Muller, Hermann Joseph (1890–1967)
Hermann Muller was an American geneticist at Indiana University who was awarded the 1946 Nobel Prize in Physiology or Medicine for his work showing that X-rays greatly accelerate mutation processes in the fruit-fly (Drosophila). He thus highlighted the human risk in exposure to radioactivity.
Influenced by Troland's work, Muller suggested in 1929 that the first life-form on Earth may have "consisted of little else than a gene or genes."1 He later speculated on the differences and commonalities that might exist between higher life-forms on other worlds:2
[They] may be expected to have followed radically different courses in regard to many of their features... How much greater, then, might such differences be between the forms of Earth and those of another planet.

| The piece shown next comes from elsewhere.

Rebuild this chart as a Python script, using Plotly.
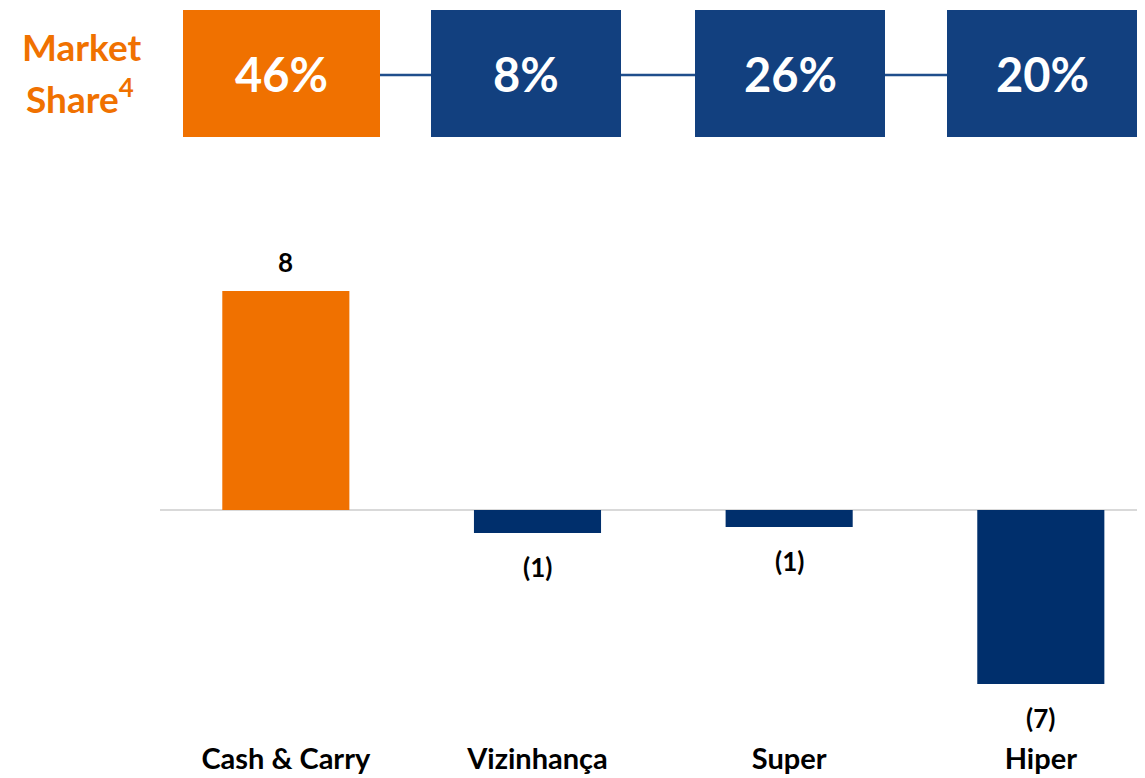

These differences, affecting their whole internal economy, including the biochemistry within their cells, would also be expressed in their gross anatomy and in their outer form... [Even so] it would certainly be capable of achieving much mutual understanding with our own, since both had been evolved to deal usefully with a world in which the same physicochemical and general biological principles operate.
1. Muller, H. J. "The Gene as the Basis of Life," Proceedings of the International Congress of Plant Science, 1, 897 (1929). Reprinted in Studies in Genetics: The Selected Papers of H. J. Muller, Bloomington, Ind.: University of Indiana Press (1962).
2. Muller, H. J. "Life Forms to Be Expected Elsewhere than on Earth," The American Biology Teacher, 23, 74 (1961).